La polémique actuelle se fait l’écho des débats passionnés qu’a suscités « La vie est belle » à sa sortie. Beaucoup avaient critiqué le film pour avoir occulté les horreurs de la Shoah, tandis que d’autres l’avaient couvert d’éloges. L’écrivain italien Shlomo Venezia, consultant pour le film qui avait été interné à Auschwitz avait expliqué à l’époque : « Ce film convient particulièrement bien à l’esprit italien… Il serait impossible de représenter à travers un film ce qu’était vraiment la vie à Auschwitz. » Certaines voix allèrent même jusqu’à suggérer d’employer ce film comme un outil éducatif pour l’enseignement de la Shoah, tout comme Mme Navka l’a conseillé à propos de son numéro de patinage artistique.

Il est difficile d’apprendre et d’enseigner la Shoah. Mais les témoignages à la première personne décrivant avec précision la vie des Juifs dans les camps de concentration ne manquent pas et constituent d’excellents outils éducatifs en la matière.

Selon un sondage mené en 2014, seuls 54 % de la population mondiale ont entendu parler de la Shoah. Aussi incroyable que cela puisse paraître, près d’un tiers, 32 %, de ceux qui en ont entendu parler pensent que sa description à été très exagérée ou qu’il s’agit d’un mythe. 

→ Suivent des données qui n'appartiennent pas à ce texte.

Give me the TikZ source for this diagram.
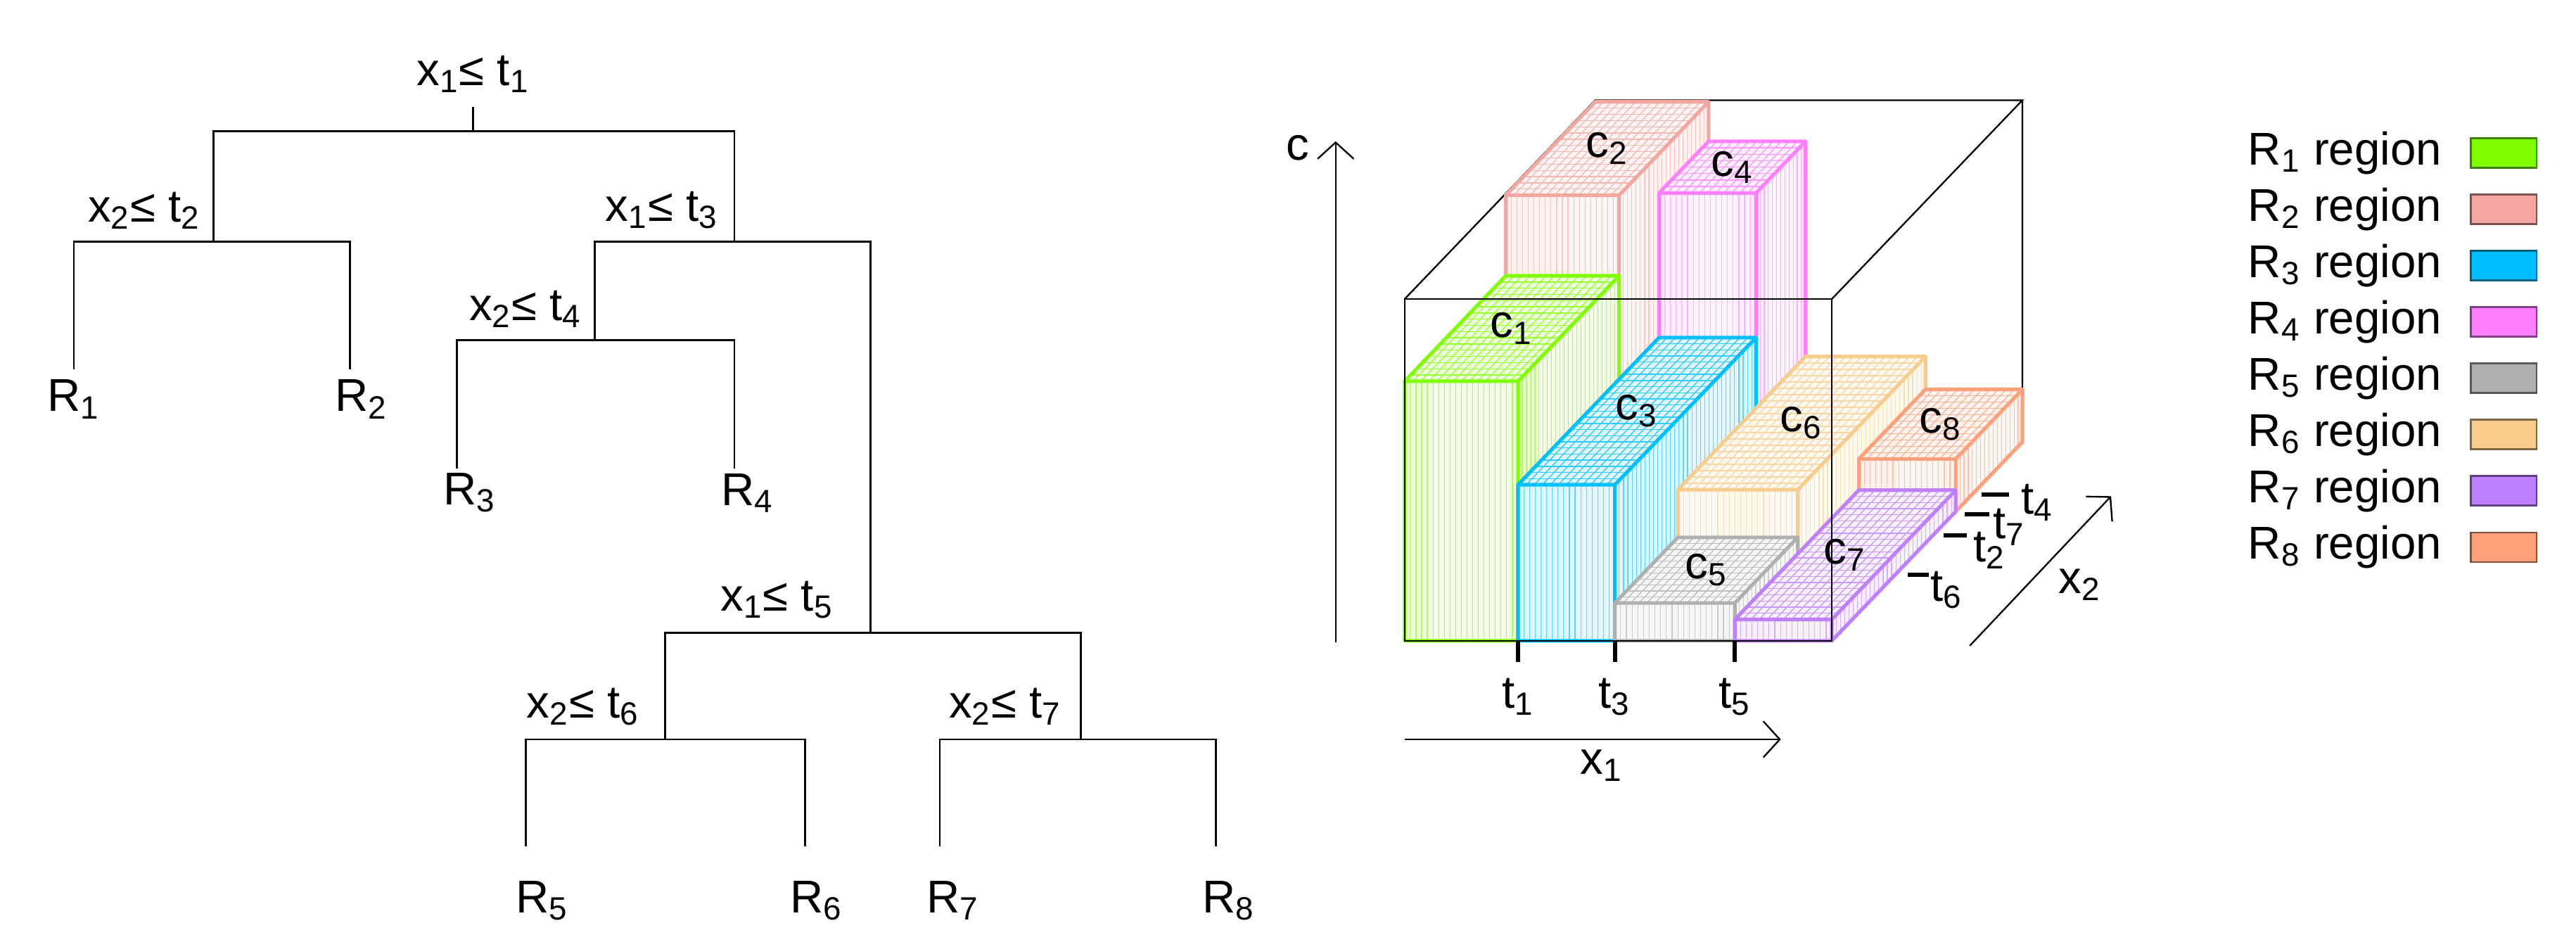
\documentclass[tikz,border=0pt]{standalone}
\usepackage{fontspec}
\setmainfont{Liberation Sans}
\usetikzlibrary{arrows.meta}
\definecolor{cRa}{HTML}{7FFF00}
\definecolor{cRb}{HTML}{F4A6A0}
\definecolor{cRc}{HTML}{00BFFF}
\definecolor{cRd}{HTML}{FF7FFF}
\definecolor{cRe}{HTML}{B0B0B0}
\definecolor{cRf}{HTML}{F8CC8C}
\definecolor{cRg}{HTML}{BF80FF}
\definecolor{cRh}{HTML}{FFA07A}
\newcommand\sbs[1]{\textsubscript{#1}}
\newcommand\mybox[6]{%
 \fill[#6!12] (#1,0,#3)--(#2,0,#3)--(#2,0,#4)--(#2,#5,#4)--(#1,#5,#4)--(#1,#5,#3)--cycle;
 \pgfmathtruncatemacro\nf{max(2,round((#2-#1)/3.5))}%
 \pgfmathtruncatemacro\nd{max(2,round((#4-#3)*45))}%
 \pgfmathtruncatemacro\ntx{max(2,round((#2-#1)/5))}%
 \pgfmathtruncatemacro\ntz{max(2,round((#4-#3)*32))}%
 \foreach \k in {1,...,\nf}{\pgfmathsetmacro\xx{#1+\k*(#2-#1)/\nf}\draw[#6!65,line width=.25pt] (\xx,0,#3)--(\xx,#5,#3);}
 \foreach \k in {1,...,\nd}{\pgfmathsetmacro\zz{#3+\k*(#4-#3)/\nd}\draw[#6!65,line width=.25pt] (#2,0,\zz)--(#2,#5,\zz);}
 \foreach \k in {1,...,\ntx}{\pgfmathsetmacro\xx{#1+\k*(#2-#1)/\ntx}\draw[#6!80,line width=.3pt] (\xx,#5,#3)--(\xx,#5,#4);}
 \foreach \k in {1,...,\ntz}{\pgfmathsetmacro\zz{#3+\k*(#4-#3)/\ntz}\draw[#6!80,line width=.3pt] (#1,#5,\zz)--(#2,#5,\zz);}
 \draw[#6,line width=1.1pt,line join=round] (#1,0,#3)--(#2,0,#3)--(#2,#5,#3)--(#1,#5,#3)--cycle
   (#2,0,#3)--(#2,0,#4)--(#2,#5,#4)--(#2,#5,#3) (#2,#5,#4)--(#1,#5,#4)--(#1,#5,#3);
}
\begin{document}
\begin{tikzpicture}[x=0.5pt,y=-0.5pt,font=\fontsize{14}{16}\selectfont,
  tree/.style={line width=0.6pt},
  frame/.style={line width=0.5pt,black},
  ax/.style={line width=0.5pt,-{Straight Barb[length=5pt,width=11pt]}},
  tk/.style={line width=1.3pt},
  lbl/.style={inner sep=1pt}]
\useasboundingbox (0,0) rectangle (1568,573);
% ---------- tree ----------
\node[lbl] (n1) at (288,45) {x\sbs1≤ t\sbs1};
\node[lbl] (n2) at (88,128) {x\sbs2≤ t\sbs2};
\node[lbl] (n3) at (403,128) {x\sbs1≤ t\sbs3};
\node[lbl] (n4) at (320,188) {x\sbs2≤ t\sbs4};
\node[lbl] (n5) at (473,365) {x\sbs1≤ t\sbs5};
\node[lbl] (n6) at (355,430) {x\sbs2≤ t\sbs6};
\node[lbl] (n7) at (612,430) {x\sbs2≤ t\sbs7};
\coordinate (r0) at (288,65); \coordinate (r) at (288,80);
\coordinate (a) at (130,147); \coordinate (b) at (447,147);
\coordinate (d) at (362,207); \coordinate (e) at (530,385);
\coordinate (f) at (405,450); \coordinate (g) at (658,450);
\coordinate (l1) at (45,225); \coordinate (l2) at (213,225);
\coordinate (l3) at (278,285); \coordinate (l4) at (447,285);
\coordinate (l5) at (320,515); \coordinate (l6) at (490,515);
\coordinate (l7) at (572,515); \coordinate (l8) at (740,515);
\node[lbl] (R1) at (45,243) {R\sbs1};
\node[lbl] (R2) at (220,243) {R\sbs2};
\node[lbl] (R3) at (286,300) {R\sbs3};
\node[lbl] (R4) at (455,300) {R\sbs4};
\node[lbl] (R5) at (330,548) {R\sbs5};
\node[lbl] (R6) at (497,548) {R\sbs6};
\node[lbl] (R7) at (580,548) {R\sbs7};
\node[lbl] (R8) at (748,548) {R\sbs8};
\draw[tree] (r0) -- (r);
\draw[tree] (a) |- (r) -| (b);
\draw[tree] (l1) |- (a) -| (l2);
\draw[tree] (d) |- (b) -| (e);
\draw[tree] (l3) |- (d) -| (l4);
\draw[tree] (f) |- (e) -| (g);
\draw[tree] (l5) |- (f) -| (l6);
\draw[tree] (l7) |- (g) -| (l8);
% ---------- 3D plot ----------
\begin{scope}[shift={(855,390)},x={(0.5pt,0pt)},y={(0pt,0.5pt)},z={(58pt,60.5pt)}]
 \draw[frame] (0,208,0)--(0,208,1)--(260,208,1)--(260,208,0) (260,208,1)--(260,0,1);
 \mybox{0}{69}{0.53}{1}{207}{cRb}
 \mybox{69}{128}{0.74}{1}{183}{cRd}
 \mybox{0}{69}{0}{0.53}{158}{cRa}
 \mybox{69}{128}{0}{0.74}{95}{cRc}
 \mybox{128}{201}{0.33}{1}{52}{cRf}
 \mybox{201}{260}{0.65}{1}{32}{cRh}
 \mybox{128}{201}{0}{0.33}{23}{cRe}
 \mybox{201}{260}{0}{0.65}{13}{cRg}
 \draw[frame] (0,0,0)--(260,0,0)--(260,208,0)--(0,208,0)--cycle;
 \node[lbl] (c1) at (34.5,158,0.265) {c\sbs1};
 \node[lbl] (c2) at (34.5,207,0.765) {c\sbs2};
 \node[lbl] (c3) at (98.5,95,0.37) {c\sbs3};
 \node[lbl] (c4) at (98.5,183,0.87) {c\sbs4};
 \node[lbl] (c5) at (164.5,23,0.165) {c\sbs5};
 \node[lbl] (c6) at (164.5,52,0.665) {c\sbs6};
 \node[lbl] (c7) at (230.5,13,0.325) {c\sbs7};
 \node[lbl] (c8) at (230.5,32,0.825) {c\sbs8};
\end{scope}
\coordinate (cA) at (813,391); \coordinate (cB) at (813,86);
\coordinate (xA) at (855,450); \coordinate (xB) at (1084,450);
\coordinate (zA) at (1199,393); \coordinate (zB) at (1285,302);
\draw[ax] (cA) -- (cB); \draw[ax] (xA) -- (xB); \draw[ax] (zA) -- (zB);
\node[lbl] (lc) at (790,90) {c};
\node[lbl] (lx1) at (975,466) {x\sbs1};
\node[lbl] (lx2) at (1266,356) {x\sbs2};
\foreach \p/\n in {924/1,983/3,1056/5}{
  \coordinate (ta\n) at (\p,390); \coordinate (tb\n) at (\p,403);
  \draw[tk] (ta\n) -- (tb\n);
  \node[lbl] (tl\n) at (\p,424) {t\sbs{\n}};}
\foreach \xa/\xb/\yy/\lx/\ly/\n in {1206/1223/301/1240/306/4,1196/1211/313/1223/321/7,1183/1197/326/1211/335/2,1161/1174/350/1185/359/6}{
  \coordinate (sa\n) at (\xa,\yy); \coordinate (sb\n) at (\xb,\yy);
  \draw[tk] (sa\n) -- (sb\n);
  \node[lbl] (sl\n) at (\lx,\ly) {t\sbs{\n}};}
% ---------- legend ----------
\foreach \i/\c in {1/cRa,2/cRb,3/cRc,4/cRd,5/cRe,6/cRf,7/cRg,8/cRh}{
  \pgfmathsetmacro\yy{93+34.3*(\i-1)}
  \node[lbl,anchor=west] (lg\i) at (1366,\yy) {R\sbs{\i} region};
  \draw[fill=\c,draw=\c!50!black,line width=0.6pt] (1504,\yy-9) rectangle (1544,\yy+9);}
\end{tikzpicture}
\end{document}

En un sens, Tatiana Navka a raison d’affirmer : « Nos enfants ont besoin de savoir et de se souvenir de cette époque terrible. » Mais tous les moyens ne sont pas bons pour parvenir à cette fin. Malheureusement, sa performance artistique de mauvais goût trompe les spectateurs en leur donnant une image totalement fausse de la Shoah.